_Task objective:_ Copy every line from the material below that holds "chart".

_Data:_
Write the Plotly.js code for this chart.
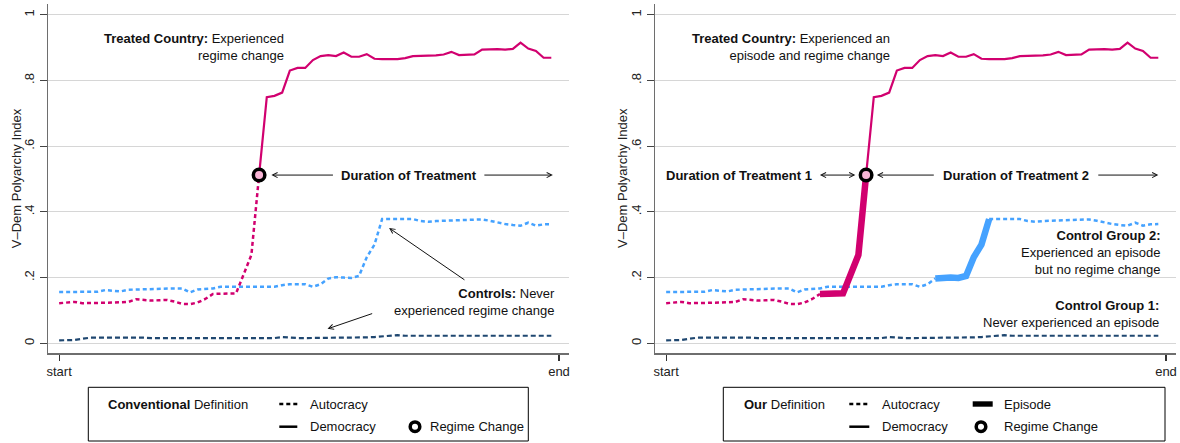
<!DOCTYPE html>
<html>
<head>
<meta charset="utf-8">
<script src="https://cdn.plot.ly/plotly-3.0.1.min.js"></script>
<style>html,body{margin:0;padding:0;background:#fff;}#chart{width:1180px;height:443px;}</style>
</head>
<body>
<div id="chart"></div>
<script>
// ---------------- DATA ----------------
// time index 0..64 (relative periods); axis labels "start" / "end"
const tickLabels = ["start", "end"];
const tickPositions = [0, 65];
const yTickValues = [0, 0.2, 0.4, 0.6, 0.8, 1];
const yTickLabels = ["0", ".2", ".4", ".6", ".8", "1"];
const yTitle = "V–Dem Polyarchy Index";

// Treated country (V-Dem polyarchy), periods 0..64
const treatedPolyarchy = [
  0.122, 0.124, 0.126, 0.122, 0.122, 0.122, 0.123, 0.124, 0.125, 0.126,
  0.134, 0.131, 0.130, 0.131, 0.132, 0.127, 0.120, 0.119, 0.124, 0.135,
  0.150, 0.151, 0.151, 0.152, 0.210, 0.269, 0.512, 0.749, 0.753, 0.763,
  0.830, 0.838, 0.838, 0.862, 0.874, 0.877, 0.874, 0.885, 0.872, 0.872,
  0.880, 0.866, 0.865, 0.865, 0.865, 0.868, 0.874, 0.875, 0.875, 0.876,
  0.879, 0.887, 0.877, 0.878, 0.879, 0.894, 0.895, 0.895, 0.894, 0.896,
  0.915, 0.897, 0.890, 0.869, 0.869
];
// Control that experienced an episode but no regime change (light blue)
const controlEpisode = [
  0.156, 0.156, 0.156, 0.156, 0.156, 0.157, 0.162, 0.159, 0.158, 0.163,
  0.164, 0.164, 0.165, 0.166, 0.167, 0.167, 0.167, 0.155, 0.164, 0.165,
  0.167, 0.172, 0.172, 0.174, 0.174, 0.174, 0.173, 0.172, 0.172, 0.177,
  0.180, 0.180, 0.180, 0.172, 0.180, 0.197, 0.201, 0.200, 0.199, 0.205,
  0.262, 0.300, 0.378, 0.378, 0.378, 0.379, 0.378, 0.372, 0.370, 0.372,
  0.373, 0.374, 0.374, 0.375, 0.376, 0.377, 0.373, 0.367, 0.363, 0.360,
  0.358, 0.367, 0.358, 0.362, 0.363
];
// Control that never experienced an episode (navy)
const controlNever = [
  0.009, 0.009, 0.010, 0.014, 0.017, 0.017, 0.017, 0.017, 0.017, 0.018,
  0.019, 0.017, 0.016, 0.016, 0.016, 0.016, 0.016, 0.016, 0.016, 0.016,
  0.016, 0.016, 0.016, 0.016, 0.016, 0.014, 0.014, 0.014, 0.016, 0.019,
  0.017, 0.016, 0.016, 0.016, 0.016, 0.016, 0.016, 0.016, 0.016, 0.016,
  0.018, 0.019, 0.021, 0.024, 0.025, 0.023, 0.023, 0.023, 0.023, 0.023,
  0.023, 0.023, 0.023, 0.023, 0.023, 0.023, 0.023, 0.023, 0.023, 0.023,
  0.023, 0.023, 0.023, 0.023, 0.023
];
const regimeChangeIndex = 26;
const treatedEpisode = [20, 26];   // start, end period of treated episode
const controlEpisodeSpan = [35, 42];

// ---------------- STYLE ----------------
const W = 1180, H = 443;
const FONT = '"Liberation Sans", Arial, Helvetica, sans-serif';
const C_TREAT = '#d1006f', C_BLUE = '#45a2ff', C_NAVY = '#1f4770';
const DOT = '4px,3px', DASH = '5px,3px';

const periods = treatedPolyarchy.map((_, i) => i);
function seg(arr, a, b) { return { x: periods.slice(a, b + 1), y: arr.slice(a, b + 1) }; }
function line(s, xa, ya, color, width, dash) {
  return { type: 'scatter', mode: 'lines', x: s.x, y: s.y, xaxis: xa, yaxis: ya,
    line: { color: color, width: width, dash: dash || 'solid', shape: 'linear' }, hoverinfo: 'skip' };
}
function circle(xa, ya) {
  return { type: 'scatter', mode: 'markers', x: [periods[regimeChangeIndex]], y: [treatedPolyarchy[regimeChangeIndex]],
    xaxis: xa, yaxis: ya, marker: { size: 11.5, color: '#f9b5d6', line: { color: '#000', width: 3.5 } }, hoverinfo: 'skip' };
}
const last = periods.length - 1;
const traces = [
  // left: conventional definition
  line(seg(controlNever, 0, last), 'x', 'y', C_NAVY, 2.2, DASH),
  line(seg(controlEpisode, 0, last), 'x', 'y', C_BLUE, 2.5, DOT),
  line(seg(treatedPolyarchy, 0, regimeChangeIndex), 'x', 'y', C_TREAT, 2.5, DOT),
  line(seg(treatedPolyarchy, regimeChangeIndex, last), 'x', 'y', C_TREAT, 2.2),
  circle('x', 'y'),
  // right: our definition
  line(seg(controlNever, 0, last), 'x2', 'y2', C_NAVY, 2.2, DASH),
  line(seg(controlEpisode, 0, controlEpisodeSpan[0]), 'x2', 'y2', C_BLUE, 2.5, DOT),
  line(seg(controlEpisode, controlEpisodeSpan[1], last), 'x2', 'y2', C_BLUE, 2.5, DOT),
  line(seg(controlEpisode, controlEpisodeSpan[0], controlEpisodeSpan[1]), 'x2', 'y2', C_BLUE, 6.5),
  line(seg(treatedPolyarchy, 0, treatedEpisode[0]), 'x2', 'y2', C_TREAT, 2.5, DOT),
  line(seg(treatedPolyarchy, regimeChangeIndex, last), 'x2', 'y2', C_TREAT, 2.2),
  line(seg(treatedPolyarchy, treatedEpisode[0], treatedEpisode[1]), 'x2', 'y2', C_TREAT, 6.5),
  circle('x2', 'y2')
];

const px = v => v / W, py = v => 1 - v / H;
const yDom = [py(353), py(4)];
const XR = [-1.45, 66.3], YR = [-0.0295, 1.0326];
function xAx(dom, anchor) {
  return { domain: dom, anchor: anchor, range: XR, showgrid: false, zeroline: false,
    showline: true, linecolor: '#6e6e6e', linewidth: 1.5, ticks: 'outside', ticklen: 6, tickwidth: 1.2,
    tickcolor: '#333', tickvals: tickPositions, ticktext: tickLabels,
    tickfont: { family: FONT, size: 13, color: '#222' }, fixedrange: true };
}
function yAx(anchor) {
  return { domain: yDom, anchor: anchor, range: YR, showgrid: true, gridcolor: '#d6d6d6', gridwidth: 1.2,
    zeroline: false, showline: true, linecolor: '#6e6e6e', linewidth: 1.5, ticks: 'outside', ticklen: 7,
    tickwidth: 1.2, tickcolor: '#444', tickvals: yTickValues, ticktext: yTickLabels, tickangle: -90,
    tickfont: { family: FONT, size: 13, color: '#222' }, fixedrange: true };
}

function txt(xref, yref, x, y, text, xanchor, extra) {
  return Object.assign({ xref: xref, yref: yref, x: x, y: y, text: text, showarrow: false,
    xanchor: xanchor || 'center', yanchor: 'middle', align: xanchor === 'right' ? 'right' : 'left',
    font: { family: FONT, size: 13, color: '#111' } }, extra || {});
}
function arrow(xref, yref, x, y, ax, ay, side) {
  return { xref: xref, yref: yref, axref: xref, ayref: yref, x: x, y: y, ax: ax, ay: ay, text: '',
    showarrow: true, arrowhead: 5, startarrowhead: 5, arrowside: side || 'end', arrowsize: 1,
    arrowwidth: 1, arrowcolor: '#111', standoff: 0, startstandoff: 0 };
}

const annotations = [
  // y-axis titles
  txt('paper', 'paper', px(16.7), py(178.5), yTitle, 'center', { textangle: -90, font: { family: FONT, size: 13, color: '#222' } }),
  txt('paper', 'paper', px(622.5), py(178.5), yTitle, 'center', { textangle: -90, font: { family: FONT, size: 13, color: '#222' } }),
  // left panel
  txt('x', 'y', 29.5, 0.902, '<b>Treated Country:</b> Experienced<br>regime change', 'right'),
  txt('x', 'y', 45.5, 0.512, '<b>Duration of Treatment</b>'),
  arrow('x', 'y', 27.6, 0.512, 35.8, 0.512),
  arrow('x', 'y', 64.2, 0.512, 55.1, 0.512),
  txt('x', 'y', 64.7, 0.126, '<b>Controls:</b> Never<br>experienced regime change', 'right'),
  arrow('x', 'y', 42.9, 0.351, 52.9, 0.190),
  arrow('x', 'y', 34.9, 0.044, 40.9, 0.092),
  // right panel
  txt('x2', 'y2', 29.4, 0.902, '<b>Treated Country:</b> Experienced an<br>episode and regime change', 'right'),
  txt('x2', 'y2', 19.2, 0.512, '<b>Duration of Treatment 1</b>', 'right'),
  arrow('x2', 'y2', 24.6, 0.512, 19.8, 0.512, 'end+start'),
  txt('x2', 'y2', 45.5, 0.512, '<b>Duration of Treatment 2</b>'),
  arrow('x2', 'y2', 27.4, 0.512, 35.0, 0.512),
  arrow('x2', 'y2', 64.0, 0.512, 56.0, 0.512),
  txt('x2', 'y2', 64.6, 0.275, '<b>Control Group 2:</b><br>Experienced an episode<br>but no regime change', 'right'),
  txt('x2', 'y2', 64.4, 0.088, '<b>Control Group 1:</b><br>Never experienced an episode', 'right'),
  // legends
  txt('paper', 'paper', px(106), py(404), '<b>Conventional</b> Definition', 'left'),
  txt('paper', 'paper', px(308), py(404), 'Autocracy', 'left'),
  txt('paper', 'paper', px(308), py(426.7), 'Democracy', 'left'),
  txt('paper', 'paper', px(428), py(426.7), 'Regime Change', 'left'),
  txt('paper', 'paper', px(741.7), py(404), '<b>Our</b> Definition', 'left'),
  txt('paper', 'paper', px(880), py(404), 'Autocracy', 'left'),
  txt('paper', 'paper', px(880), py(426.7), 'Democracy', 'left'),
  txt('paper', 'paper', px(1001.7), py(404), 'Episode', 'left'),
  txt('paper', 'paper', px(1001.7), py(426.7), 'Regime Change', 'left')
];
function pline(x0, x1, y, w, dash) {
  return { type: 'line', xref: 'paper', yref: 'paper', x0: px(x0), x1: px(x1), y0: py(y), y1: py(y),
    line: { color: '#000', width: w, dash: dash || 'solid' } };
}
function pcirc(cx, cy, r) {
  return { type: 'circle', xref: 'paper', yref: 'paper', x0: px(cx - r), x1: px(cx + r), y0: py(cy + r), y1: py(cy - r),
    line: { color: '#000', width: 3.5 }, fillcolor: '#fff' };
}
const shapes = [
  { type: 'rect', xref: 'paper', yref: 'paper', x0: px(88.3), x1: px(528.3), y0: py(441), y1: py(387.3),
    line: { color: '#000', width: 1 }, fillcolor: 'rgba(0,0,0,0)' },
  pline(279.3, 297.3, 404, 2.5, '4px,3px'),
  pline(279.3, 297.3, 426.7, 2.5),
  pcirc(415, 426.7, 4.8),
  { type: 'rect', xref: 'paper', yref: 'paper', x0: px(723.3), x1: px(1165), y0: py(441), y1: py(387.3),
    line: { color: '#000', width: 1 }, fillcolor: 'rgba(0,0,0,0)' },
  pline(849.3, 867.3, 404, 2.5, '4px,3px'),
  pline(849.3, 869.3, 426.7, 2.5),
  { type: 'rect', xref: 'paper', yref: 'paper', x0: px(972.7), x1: px(992.7), y0: py(406.7), y1: py(401.3),
    line: { width: 0 }, fillcolor: '#000' },
  pcirc(981, 426.7, 4.8)
];

const layout = {
  width: W, height: H, margin: { l: 0, r: 0, t: 0, b: 0 },
  paper_bgcolor: '#fff', plot_bgcolor: '#fff', showlegend: false,
  font: { family: FONT, size: 13, color: '#222' },
  xaxis: xAx([px(48), px(569)], 'y'), yaxis: yAx('x'),
  xaxis2: xAx([px(655), px(1176)], 'y2'), yaxis2: yAx('x2'),
  annotations: annotations, shapes: shapes
};
Plotly.newPlot('chart', traces, layout, { staticPlot: true, displayModeBar: false });
</script>
</body>
</html>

_Output of the exercise:_
Write the Plotly.js code for this chart.
<style>html,body{margin:0;padding:0;background:#fff;}#chart{width:1180px;height:443px;}</style>
<div id="chart"></div>
Plotly.newPlot('chart', traces, layout, { staticPlot: true, displayModeBar: false });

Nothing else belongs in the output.